No Age singles chronology
| "Liars + No Age" (2008) | "Eraser" (2008) | "Goat Hurt" (2008) |

= Eraser (No Age song) =

"Eraser" is the first single from Los Angeles-based band No Age's second album, Nouns. It was released on Sub Pop on April 8, 2008 on the 7" Single format. It features 4 tracks, of which only one is an original song. According to Pitchfork Media, the covers came about when the band were trapped in their car during a snowstorm for 14 hours.
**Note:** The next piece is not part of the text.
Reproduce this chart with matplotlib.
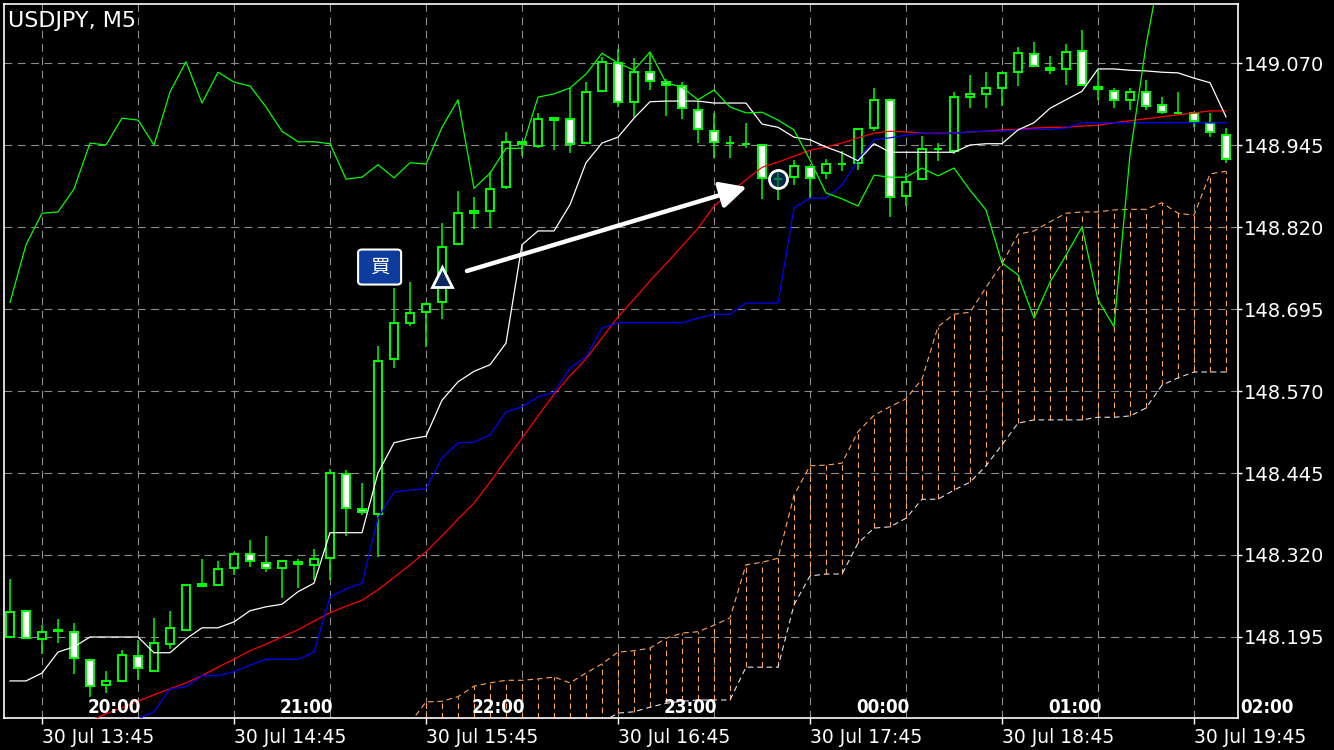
import numpy as np
import matplotlib
matplotlib.use('Agg')
import matplotlib.pyplot as plt
from matplotlib.patches import Rectangle, FancyBboxPatch

# ---- data (USDJPY M5) ----
opens = [148.195, 148.235, 148.192, 148.204, 148.203, 148.160, 148.122, 148.128, 148.166, 148.143,
         148.185, 148.206, 148.273, 148.274, 148.300, 148.322, 148.308, 148.300, 148.310, 148.305,
         148.316, 148.444, 148.390, 148.383, 148.619, 148.674, 148.691, 148.706, 148.794, 148.842,
         148.844, 148.881, 148.950, 148.944, 148.986, 148.985, 148.948, 149.027, 149.070, 149.011,
         149.056, 149.041, 149.035, 148.999, 148.966, 148.948, 148.947, 148.945, 148.893, 148.896,
         148.912, 148.902, 148.916, 148.918, 148.971, 149.014, 148.867, 148.893, 148.939, 148.936,
         149.018, 149.023, 149.032, 149.056, 149.084, 149.062, 149.061, 149.088, 149.033, 149.027,
         149.014, 149.026, 149.006, 148.994, 148.994, 148.979, 148.960]
highs = [148.284, 148.236, 148.214, 148.223, 148.217, 148.161, 148.143, 148.175, 148.191, 148.224,
         148.235, 148.276, 148.314, 148.311, 148.325, 148.343, 148.349, 148.313, 148.314, 148.329,
         148.451, 148.450, 148.430, 148.639, 148.727, 148.736, 148.706, 148.826, 148.875, 148.866,
         148.904, 148.965, 148.950, 148.994, 148.986, 149.032, 149.041, 149.079, 149.091, 149.078,
         149.087, 149.046, 149.041, 149.012, 148.994, 148.959, 148.979, 148.945, 148.904, 148.922,
         148.912, 148.924, 148.936, 148.971, 149.032, 149.014, 148.902, 148.959, 148.948, 149.026,
         149.052, 149.056, 149.055, 149.094, 149.102, 149.081, 149.099, 149.120, 149.059, 149.032,
         149.032, 149.044, 149.018, 149.026, 148.994, 148.994, 148.971]
lows = [148.194, 148.193, 148.169, 148.186, 148.139, 148.104, 148.110, 148.127, 148.130, 148.142,
        148.177, 148.206, 148.271, 148.273, 148.290, 148.302, 148.294, 148.255, 148.270, 148.282,
        148.282, 148.349, 148.381, 148.317, 148.605, 148.669, 148.637, 148.680, 148.793, 148.817,
        148.819, 148.878, 148.928, 148.940, 148.937, 148.933, 148.947, 149.027, 149.003, 148.988,
        149.029, 148.989, 148.985, 148.948, 148.925, 148.925, 148.940, 148.863, 148.861, 148.884,
        148.863, 148.893, 148.905, 148.907, 148.966, 148.835, 148.852, 148.893, 148.921, 148.931,
        149.001, 149.001, 149.004, 149.035, 149.065, 149.053, 149.036, 149.036, 149.014, 149.001,
        148.998, 148.999, 148.992, 148.992, 148.972, 148.957, 148.918]
closes = [148.233, 148.194, 148.203, 148.205, 148.163, 148.121, 148.128, 148.168, 148.148, 148.186,
          148.209, 148.274, 148.276, 148.299, 148.322, 148.311, 148.300, 148.311, 148.306, 148.314,
          148.445, 148.392, 148.386, 148.616, 148.674, 148.689, 148.703, 148.790, 148.841, 148.844,
          148.878, 148.950, 148.947, 148.985, 148.983, 148.947, 149.026, 149.072, 149.011, 149.056,
          149.043, 149.036, 149.001, 148.969, 148.950, 148.948, 148.947, 148.895, 148.893, 148.913,
          148.895, 148.916, 148.916, 148.969, 149.014, 148.866, 148.889, 148.939, 148.939, 149.018,
          149.023, 149.032, 149.055, 149.085, 149.065, 149.059, 149.087, 149.036, 149.030, 149.014,
          149.026, 149.004, 148.995, 148.994, 148.982, 148.965, 148.924]

tenkan = [148.128, 148.128, 148.140, 148.172, 148.180, 148.195, 148.195, 148.195, 148.195, 148.171,
          148.171, 148.192, 148.209, 148.209, 148.218, 148.235, 148.241, 148.245, 148.264, 148.277,
          148.354, 148.354, 148.354, 148.445, 148.491, 148.497, 148.501, 148.556, 148.584, 148.600,
          148.610, 148.643, 148.793, 148.814, 148.814, 148.854, 148.918, 148.948, 148.957, 148.986,
          149.011, 149.012, 149.012, 149.012, 149.009, 149.009, 149.009, 148.977, 148.972, 148.957,
          148.953, 148.942, 148.933, 148.921, 148.947, 148.934, 148.934, 148.934, 148.934, 148.934,
          148.945, 148.947, 148.947, 148.968, 148.979, 149.001, 149.014, 149.027, 149.061, 149.061,
          149.059, 149.058, 149.056, 149.055, 149.047, 149.040, 148.988]
kijun = [None] * 8 + [
          148.070, 148.081,
          148.116, 148.119, 148.136, 148.136, 148.142, 148.152, 148.161, 148.161, 148.161, 148.172,
          148.256, 148.268, 148.277, 148.376, 148.416, 148.419, 148.421, 148.468, 148.491, 148.492,
          148.503, 148.538, 148.546, 148.561, 148.568, 148.605, 148.622, 148.666, 148.674, 148.674,
          148.674, 148.674, 148.674, 148.681, 148.687, 148.687, 148.704, 148.704, 148.704, 148.849,
          148.864, 148.864, 148.884, 148.922, 148.953, 148.956, 148.960, 148.963, 148.962, 148.963,
          148.965, 148.966, 148.966, 148.968, 148.969, 148.969, 148.971, 148.979, 148.979, 148.979,
          148.979, 148.979, 148.979, 148.979, 148.979, 148.979, 148.979]
red_ma = [None] * 5 + [
          148.067, 148.078, 148.087, 148.097, 148.107,
          148.116, 148.125, 148.136, 148.149, 148.161, 148.174, 148.184, 148.195, 148.206, 148.219,
          148.232, 148.242, 148.251, 148.267, 148.286, 148.305, 148.325, 148.349, 148.375, 148.399,
          148.431, 148.465, 148.498, 148.532, 148.565, 148.593, 148.619, 148.651, 148.683, 148.710,
          148.738, 148.764, 148.791, 148.818, 148.852, 148.872, 148.892, 148.911, 148.919, 148.928,
          148.937, 148.942, 148.948, 148.956, 148.963, 148.966, 148.965, 148.963, 148.963, 148.963,
          148.965, 148.966, 148.968, 148.969, 148.971, 148.972, 148.972, 148.974, 148.975, 148.979,
          148.982, 148.985, 148.988, 148.991, 148.994, 148.997, 148.997]
chikou = [148.705, 148.793, 148.841, 148.843, 148.878, 148.948, 148.945, 148.986, 148.983, 148.945,
          149.026, 149.072, 149.009, 149.056, 149.041, 149.035, 149.003, 148.966, 148.950, 148.950,
          148.947, 148.893, 148.896, 148.915, 148.895, 148.918, 148.916, 148.972, 149.014, 148.879,
          148.902, 148.940, 148.940, 149.018, 149.023, 149.032, 149.053, 149.085, 149.070, 149.059,
          149.087, 149.040, 149.033, 149.014, 149.029, 149.003, 148.994, 148.995, 148.983, 148.968,
          148.922, 148.872, 148.863, 148.852, 148.899, 148.896, 148.896, 148.910, 148.898, 148.910,
          148.876, 148.846, 148.765, 148.747, 148.681, 148.736, 148.777, 148.820, 148.709, 148.668,
          148.930, 149.097, 149.227]
span_a = [None] * 25 + [
          148.064, 148.096, 148.097, 148.104, 148.120,
          148.125, 148.129, 148.129, 148.131, 148.134, 148.125, 148.140, 148.154, 148.172, 148.174,
          148.178, 148.193, 148.201, 148.203, 148.213, 148.224, 148.305, 148.309, 148.315, 148.411,
          148.456, 148.457, 148.460, 148.508, 148.533, 148.546, 148.558, 148.588, 148.668, 148.687,
          148.690, 148.728, 148.764, 148.809, 148.814, 148.828, 148.841, 148.843, 148.843, 148.846,
          148.847, 148.847, 148.857, 148.841, 148.838, 148.901, 148.905]
span_b = [None] * 37 + [
          148.065, 148.079, 148.081,
          148.088, 148.094, 148.097, 148.099, 148.099, 148.099, 148.149, 148.149, 148.149, 148.244,
          148.288, 148.291, 148.291, 148.338, 148.361, 148.363, 148.376, 148.405, 148.405, 148.419,
          148.431, 148.456, 148.488, 148.521, 148.526, 148.526, 148.526, 148.526, 148.530, 148.530,
          148.532, 148.544, 148.579, 148.590, 148.599, 148.599, 148.599]

price_ticks = [148.195, 148.320, 148.445, 148.570, 148.695, 148.820, 148.945, 149.070]
date_idx = [2, 14, 26, 38, 50, 62, 74]
date_labels = ["30 Jul 13:45", "30 Jul 14:45", "30 Jul 15:45", "30 Jul 16:45",
               "30 Jul 17:45", "30 Jul 18:45", "30 Jul 19:45"]
hour_idx = [8, 20, 32, 44, 56, 68, 80]
hour_labels = ["20:00", "21:00", "22:00", "23:00", "00:00", "01:00", "02:00"]
grid_idx = list(range(2, 77, 6))

buy_label_pos = (23.1, 148.759)
buy_entry = (27, 148.744)
arrow_from = (28.56, 148.753)
arrow_to = (46.06, 148.881)
exit_point = (48, 148.893)

# ---- figure ----
W, H = 1334, 750
fig = plt.figure(figsize=(W / 100, H / 100), dpi=100, facecolor='black')
ax = fig.add_axes([4 / W, 32 / H, 1234 / W, 714 / H])
ax.set_facecolor('black')
ax.set_xlim(-0.375, 76.75)
ax.set_ylim(148.0715, 149.160)

idx = np.arange(len(opens))
f = lambda v: np.array(v, dtype=float)

# grid
for y in price_ticks:
    ax.axhline(y, color='#8c8c8c', lw=0.8, ls=(0, (7, 5)), zorder=1)
for x in grid_idx:
    ax.axvline(x, color='#8c8c8c', lw=0.8, ls=(0, (7, 5)), zorder=1)

# cloud
orange = '#ffa55a'
a = f(span_a)
b = f(span_b)
ymin = ax.get_ylim()[0]
has_a = ~np.isnan(a)
bot = np.where(np.isnan(b), ymin, b)
ax.vlines(idx[has_a], bot[has_a], a[has_a], colors=orange, lw=0.8,
          linestyles=(0, (5, 3.5)), zorder=2)
ax.plot(idx, a, color=orange, lw=0.8, ls=(0, (5, 3.5)), zorder=2)
ax.plot(idx, b, color='#e8dcec', lw=0.8, ls=(0, (5, 3.5)), zorder=2)

# candles
green = '#00ff00'
ax.vlines(idx, lows, highs, colors=green, lw=1.1, zorder=3)
for i in idx:
    o, c = opens[i], closes[i]
    fc = 'black' if c > o else 'white'
    ax.add_patch(Rectangle((i - 0.28, min(o, c)), 0.56, abs(c - o),
                           facecolor=fc, edgecolor=green, lw=1.4, zorder=3.5))

# indicator lines
ax.plot(idx, f(red_ma), color='#ff0000', lw=0.9, zorder=4)
ax.plot(idx, f(kijun), color='#0000ff', lw=0.9, zorder=4)
ax.plot(idx, f(tenkan), color='white', lw=0.9, zorder=4)
ax.plot(np.arange(len(chikou)), chikou, color=green, lw=0.9, zorder=4)

# trade marks
bw, bh = 2.69, 0.0534
ax.add_patch(FancyBboxPatch((buy_label_pos[0] - bw / 2, buy_label_pos[1] - bh / 2), bw, bh,
                            boxstyle='round,pad=0,rounding_size=0.25', mutation_aspect=0.02,
                            facecolor='#0d3c9e', edgecolor='white', lw=1.5, zorder=6))
ax.text(buy_label_pos[0], buy_label_pos[1], '買', color='white', fontsize=14,
        ha='center', va='center', family=['Noto Sans CJK JP', 'DejaVu Sans'], zorder=7)
ax.plot(*buy_entry, marker='^', ms=15, mfc='#082a5e', mec='white', mew=2, zorder=6)
ax.annotate('', xy=arrow_to, xytext=arrow_from, zorder=6,
            arrowprops=dict(arrowstyle='-|>,head_length=0.8,head_width=0.4', color='white',
                            lw=3.2, shrinkA=0, shrinkB=0, mutation_scale=20))
ax.plot(*exit_point, marker='o', ms=13, mfc=(0.0, 0.25, 0.45, 0.6), mec='white', mew=2, zorder=6)

# axes styling
for s in ax.spines.values():
    s.set_color('white')
    s.set_linewidth(1.2)
ax.yaxis.tick_right()
ax.set_yticks(price_ticks)
ax.set_yticklabels([f'{p:.3f}' for p in price_ticks])
ax.tick_params(axis='y', colors='white', length=3, width=1, labelsize=14, pad=1.5)
ax.set_xticks(date_idx)
ax.set_xticklabels(date_labels, ha='left')
ax.tick_params(axis='x', colors='white', length=4.5, width=1, labelsize=13.5, pad=2.5)

tr = ax.get_xaxis_transform()
for x, lab in zip(hour_idx, hour_labels):
    ax.text(x + 0.2, 0.015, lab, transform=tr, ha='right', va='center', color='white',
            fontsize=13.5, fontweight='bold', fontstretch='condensed', clip_on=False, zorder=8)

fig.text(8 / W, 1 - 21 / H, 'USDJPY, M5', color='white', fontsize=16, ha='left', va='center')

fig.savefig('out.png', dpi=100, facecolor='black')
During that time, they taught themselves to play the songs.

==Track listing==
1. "Eraser" - 2:43
2. "Don't Stand Still" (Nate Denver's Neck cover) - 2:12
3. "Male Masturbation" (Urinals cover) - 1:29
4. "When You Find Out" (The Nerves cover) - 2:07

==In popular culture==
In 2017, the single's titular song "Eraser" appeared in the Canadian sitcom Letterkenny, as background music for a bar fight, in season 4 episode 1 "Never Work A Day In Your Life."